Each linear solution is wrapped up in contradicting forces and opposing perspectives that keep the current status in place. Some of the solutions to a Wicked Problem can emerge from seeing it through a complexity lens, and using lessons learned from complex adaptive systems.
I first ran into the term “wicked problems” at an Art of Hosting seminar in Pembroke in 2009. The Art of Hosting brought together professionals who wanted to tackle Wicked Problems in the world by hosting conversations that matter.
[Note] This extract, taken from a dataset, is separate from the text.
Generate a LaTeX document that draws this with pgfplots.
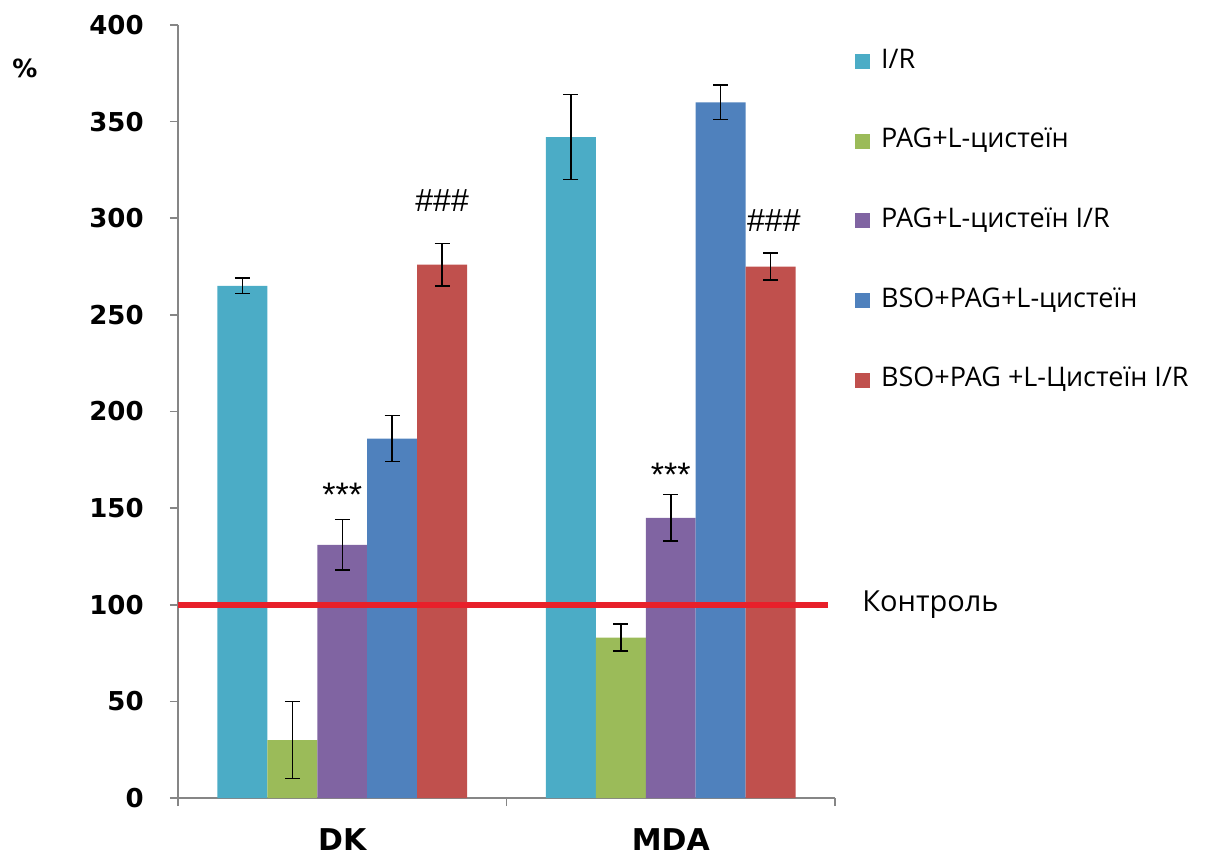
\documentclass[border=0pt]{standalone}
\usepackage{fontspec}
\setmainfont{Open Sans}
\newfontfamily\tickfont{DejaVu Sans}
\newfontfamily\arialfont{Liberation Sans}
\usepackage{pgfplots}
\pgfplotsset{compat=1.18}
\definecolor{cIR}{HTML}{4BACC6}
\definecolor{cPAG}{HTML}{9BBB59}
\definecolor{cPAGIR}{HTML}{8064A2}
\definecolor{cBSO}{HTML}{4F81BD}
\definecolor{cBSOIR}{HTML}{C0504D}
\definecolor{cCtrl}{HTML}{E8202A}
\definecolor{axgray}{HTML}{868686}
\begin{document}
\begin{tikzpicture}
\useasboundingbox (0,0) rectangle (602.5pt,429pt);
\begin{axis}[
  at={(89pt,30pt)}, anchor=south west,
  scale only axis, width=328.5pt, height=386.5pt,
  xmin=-0.5, xmax=1.5, ymin=0, ymax=400,
  axis lines*=left,
  axis line style={axgray, line width=0.75pt},
  every tick/.style={axgray, line width=0.75pt},
  tick align=outside, major tick length=4pt,
  ytick={0,50,...,400},
  xtick={-0.5,0.5,1.5}, xticklabels={},
  extra x ticks={0,1}, extra x tick labels={DK,MDA},
  extra x tick style={major tick length=0pt, grid=none},
  /pgf/number format/assume math mode=true,
  yticklabel style={font=\tickfont\bfseries\fontsize{13}{13}\selectfont, inner sep=0pt, anchor=east, xshift=-13pt},
  xticklabel style={font=\tickfont\bfseries\fontsize{15}{15}\selectfont, inner sep=0pt, anchor=north, yshift=-15pt},
  clip=false,
  legend style={draw=none, fill=none, at={(1.03,0.973)}, anchor=north west,
    font=\fontsize{13.5}{15}\selectfont, row sep=24.3pt, inner sep=0pt,
    nodes={inner sep=1pt, text height=10pt, text depth=3.5pt},
    /tikz/every odd column/.append style={column sep=4.5pt}},
  legend cell align=left,
  error bars/error bar style={black, line width=0.75pt},
  error bars/error mark options={black, rotate=90, mark size=3.75pt, line width=0.75pt},
]
\addplot[ybar, bar width=0.152, bar shift=0pt, fill=cIR, draw=none,
  legend image code/.code={\fill[cIR] (0pt,-3.75pt) rectangle (7.5pt,3.75pt);},
  error bars/.cd, y dir=both, y explicit]
  coordinates {(-0.304,265) +- (0,4) (0.696,342) +- (0,22)};
\addlegendentry{I/R}
\addplot[ybar, bar width=0.152, bar shift=0pt, fill=cPAG, draw=none,
  legend image code/.code={\fill[cPAG] (0pt,-3.75pt) rectangle (7.5pt,3.75pt);},
  error bars/.cd, y dir=both, y explicit]
  coordinates {(-0.152,30) +- (0,20) (0.848,83) +- (0,7)};
\addlegendentry{PAG+L-цистеїн}
\addplot[ybar, bar width=0.152, bar shift=0pt, fill=cPAGIR, draw=none,
  legend image code/.code={\fill[cPAGIR] (0pt,-3.75pt) rectangle (7.5pt,3.75pt);},
  error bars/.cd, y dir=both, y explicit]
  coordinates {(0,131) +- (0,13) (1,145) +- (0,12)};
\addlegendentry{PAG+L-цистеїн I/R}
\addplot[ybar, bar width=0.152, bar shift=0pt, fill=cBSO, draw=none,
  legend image code/.code={\fill[cBSO] (0pt,-3.75pt) rectangle (7.5pt,3.75pt);},
  error bars/.cd, y dir=both, y explicit]
  coordinates {(0.152,186) +- (0,12) (1.152,360) +- (0,9)};
\addlegendentry{BSO+PAG+L-цистеїн}
\addplot[ybar, bar width=0.152, bar shift=0pt, fill=cBSOIR, draw=none,
  legend image code/.code={\fill[cBSOIR] (0pt,-3.75pt) rectangle (7.5pt,3.75pt);},
  error bars/.cd, y dir=both, y explicit]
  coordinates {(0.304,276) +- (0,11) (1.304,275) +- (0,7)};
\addlegendentry{BSO+PAG +L-Цистеїн I/R}
\addplot[cCtrl, line width=3pt, forget plot] coordinates {(-0.5,100) (1.48,100)};
\node[anchor=west, font=\fontsize{14.5}{15}\selectfont] at (axis cs:1.562,100) {Контроль};
\node[font=\arialfont\fontsize{17}{17}\selectfont] at (axis cs:0,157) {***};
\node[font=\arialfont\fontsize{17}{17}\selectfont] at (axis cs:1,167) {***};
\node[font=\arialfont\fontsize{16}{16}\selectfont] at (axis cs:0.304,309) {\#\#\#};
\node[font=\arialfont\fontsize{16}{16}\selectfont] at (axis cs:1.314,299) {\#\#\#};
\node[font=\tickfont\bfseries\fontsize{12.5}{13}\selectfont] at (rel axis cs:-0.233,0.944) {\%};
\end{axis}
\end{tikzpicture}
\end{document}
The people at Art of Hosting and other groups using whole system semi-structured conversations believe that there is no simple solution to a Wicked Problem. They hope that getting as much of the system – and as many stakeholders as possible – in one space, and asking “Wicked Questions” may provide the beginnings of a solution. Wicked Problems can involve many stakeholders with competing and complementing information, values and perspectives. The solution involves unlocking as much new and diverse information as possible in order to find new and generative patterns in the system.
This is not to say there is no solution to Wicked Problems. For example, childhood obesity has begun to drop in the last couple of years.
Viewing the Wicked Problem as a whole system issue, and inviting as many stakeholders as possible to the table, can bring greater clarity to system mapping, and enhance the possibility of enabling potential solutions to emerge.